An analysis of the entire Chicago data reveals evidence of teacher cheating in more than two hundred classrooms per year, roughly 5 percent of the total. This is a conservative estimate, since the algorithm was able to identify only the most egregious form of cheating—in which teachers systematically changed students’ answers—and not the many subtler ways a teacher might cheat. In a recent study among North Carolina schoolteachers, some 35 percent of the respondents said they had witnessed their colleagues cheating in some fashion, whether by giving students extra time, suggesting answers, or manually changing students’ answers.
What are the characteristics of a cheating teacher? The Chicago data show that male and female teachers are about equally prone to cheating. A cheating teacher tends to be younger and less qualified than average. She is also more likely to cheat after her incentives change. Because the Chicago data ran from 1993 to 2000, it bracketed the introduction of high-stakes testing in 1996. Sure enough, there was a pronounced spike in cheating in 1996. Nor was the cheating random.

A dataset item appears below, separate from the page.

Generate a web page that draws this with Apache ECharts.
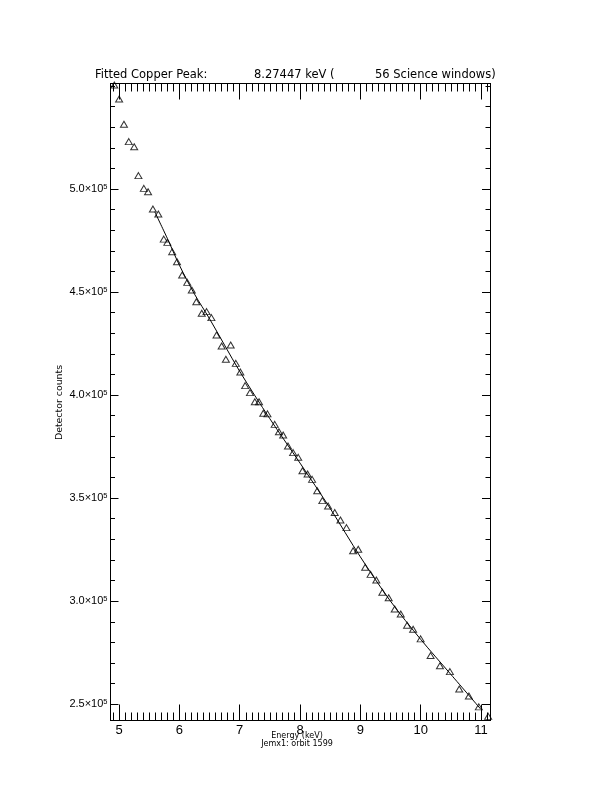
<!DOCTYPE html>
<html>
<head>
<meta charset="utf-8">
<script src="https://cdn.jsdelivr.net/npm/echarts@6/dist/echarts.min.js"></script>
<style>html,body{margin:0;padding:0;background:#fff;}#c{width:612px;height:792px;}</style>
</head>
<body>
<div id="c"></div>
<script>
// ---- data ----
const energyKeV = [4.92, 5.00, 5.08, 5.16, 5.25, 5.32, 5.41, 5.48, 5.56, 5.65, 5.74, 5.80, 5.88, 5.96, 6.045, 6.13, 6.205, 6.28, 6.37, 6.45, 6.53, 6.615, 6.70, 6.77, 6.85, 6.935, 7.01, 7.09, 7.17, 7.25, 7.32, 7.39, 7.46, 7.58, 7.65, 7.72, 7.80, 7.885, 7.97, 8.04, 8.125, 8.20, 8.285, 8.37, 8.465, 8.575, 8.67, 8.77, 8.88, 8.965, 9.08, 9.17, 9.265, 9.365, 9.47, 9.57, 9.67, 9.775, 9.875, 10.0, 10.165, 10.32, 10.485, 10.64, 10.80, 10.965, 11.12];
const counts = [550500, 543700, 531400, 523000, 520500, 506500, 500300, 498700, 490300, 487900, 475700, 474100, 469600, 464700, 458300, 454700, 451000, 445300, 439700, 440500, 437600, 429200, 423800, 417400, 424300, 415400, 411200, 404600, 401200, 396800, 396800, 391200, 390900, 385800, 382200, 380600, 375300, 372100, 369800, 363300, 361700, 359100, 353600, 348800, 346200, 343000, 339400, 335700, 324500, 325200, 316500, 313000, 310300, 304300, 301700, 296200, 293800, 288300, 286400, 281700, 273600, 268700, 265800, 257400, 254000, 248700, 244100];
const fitEnergy = [5.59, 5.8, 6.0, 6.25, 6.5, 7.0, 7.5, 8.0, 8.5, 9.0, 9.5, 10.0, 10.5, 11.0];
const fitCounts = [489000, 476000, 463000, 449000, 437000, 411500, 388500, 367000, 345000, 321500, 300000, 281500, 264500, 247500];
const xMajorTicks = [5, 6, 7, 8, 9, 10, 11];
const yMajorTicks = [250000, 300000, 350000, 400000, 450000, 500000];
const titleParts = ["Fitted Copper Peak:", "8.27447 keV (", "56 Science windows)"];
const xTitle = "Energy (keV)";
const subTitle = "Jemx1: orbit 1599";
const yTitle = "Detector counts";

const X_MIN = 4.857, X_MAX = 11.15, Y_MIN = 242100, Y_MAX = 551200;
const xMinor = [], yMinor = [];
for (let i = 49; i <= 111; i++) xMinor.push(i / 10);
for (let i = 25; i <= 55; i++) yMinor.push(i * 10000);

const black = '#000';
function xAx(pos, ticks, len, labels) {
  return {
    type: 'value', position: pos, min: X_MIN, max: X_MAX,
    axisLine: { show: true, onZero: false, lineStyle: { color: black, width: 1 } },
    axisTick: { show: true, inside: true, length: len, customValues: ticks, lineStyle: { color: black, width: 1 } },
    axisLabel: labels ? { show: true, customValues: ticks, margin: 3, color: black, fontFamily: 'Liberation Sans', fontSize: 13,
      formatter: v => String(Math.round(v)) } : { show: false },
    splitLine: { show: false }
  };
}
function yAx(pos, ticks, len, labels) {
  return {
    type: 'value', position: pos, min: Y_MIN, max: Y_MAX,
    axisLine: { show: true, onZero: false, lineStyle: { color: black, width: 1 } },
    axisTick: { show: true, inside: true, length: len, customValues: ticks, lineStyle: { color: black, width: 1 } },
    axisLabel: labels ? { show: true, customValues: ticks, margin: 3, color: black, fontFamily: 'Liberation Sans', fontSize: 11,
      formatter: v => (v / 1e5).toFixed(1) + '×10{s|5}',
      rich: { s: { fontSize: 7.5, fontFamily: 'Liberation Sans', color: black, verticalAlign: 'top', padding: [0, 0, 5, 0] } } } : { show: false },
    splitLine: { show: false }
  };
}

const chart = echarts.init(document.getElementById('c'), null, { renderer: 'canvas' });
chart.setOption({
  animation: false,
  backgroundColor: '#fff',
  grid: { left: 110.5, top: 83.5, right: 122, bottom: 71.5, containLabel: false },
  xAxis: [xAx('bottom', xMajorTicks, 16, true), xAx('bottom', xMinor, 8, false), xAx('top', xMajorTicks, 16, false), xAx('top', xMinor, 8, false)],
  yAxis: [yAx('left', yMajorTicks, 8, true), yAx('left', yMinor, 4.5, false), yAx('right', yMajorTicks, 8, false), yAx('right', yMinor, 4.5, false)],
  series: [
    {
      type: 'line', xAxisIndex: 0, yAxisIndex: 0,
      data: fitEnergy.map((e, i) => [e, fitCounts[i]]),
      showSymbol: false, smooth: 0.3,
      lineStyle: { color: black, width: 1 }, z: 2
    },
    {
      type: 'scatter', xAxisIndex: 0, yAxisIndex: 0,
      data: energyKeV.map((e, i) => [e, counts[i]]),
      symbol: 'triangle', symbolSize: [7, 6],
      itemStyle: { color: 'rgba(0,0,0,0)', borderColor: black, borderWidth: 1 }, z: 3
    }
  ],
  graphic: [
    { type: 'text', left: 95, top: 69, style: { text: titleParts[0], fontFamily: 'DejaVu Sans', fontSize: 11.5, fill: black } },
    { type: 'text', left: 254, top: 69, style: { text: titleParts[1], fontFamily: 'DejaVu Sans', fontSize: 11.5, fill: black } },
    { type: 'text', left: 375, top: 69, style: { text: titleParts[2], fontFamily: 'DejaVu Sans', fontSize: 11.5, fill: black } },
    { type: 'text', x: 297, y: 736, style: { text: xTitle, fontFamily: 'DejaVu Sans', fontSize: 8, fill: black, textAlign: 'center', textVerticalAlign: 'middle' } },
    { type: 'text', x: 297, y: 743.5, style: { text: subTitle, fontFamily: 'DejaVu Sans', fontSize: 8, fill: black, textAlign: 'center', textVerticalAlign: 'middle' } },
    { type: 'text', x: 60, y: 402.5, rotation: Math.PI / 2, style: { text: yTitle, fontFamily: 'DejaVu Sans', fontSize: 9.4, fill: black, textAlign: 'center', textVerticalAlign: 'middle' } }
  ]
});
</script>
</body>
</html>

It was the teachers in the lowest-scoring classrooms who were most likely to cheat. It should also be noted that the $25,000 bonus for California teachers was eventually revoked, in part because of suspicions that too much of the money was going to cheaters.
Not every result of the Chicago cheating analysis was so dour. In addition to detecting cheaters, the algorithm could also identify the best teachers in the school system. A good teacher’s impact was nearly as distinctive as a cheater’s. Instead of getting random answers correct, her students would show real improvement on the easier types of questions they had previously missed, an indication of actual learning. And a good teacher’s students carried over all their gains into the next grade.
Most academic analyses of this sort tend to languish, unread, on a dusty library shelf. But in early 2002, the new CEO of the Chicago Public Schools, Arne Duncan, contacted the study’s authors. He didn’t want to protest or hush up their findings. Rather, he wanted to make sure that the teachers identified by the algorithm as cheaters were truly cheating—and then do something about it.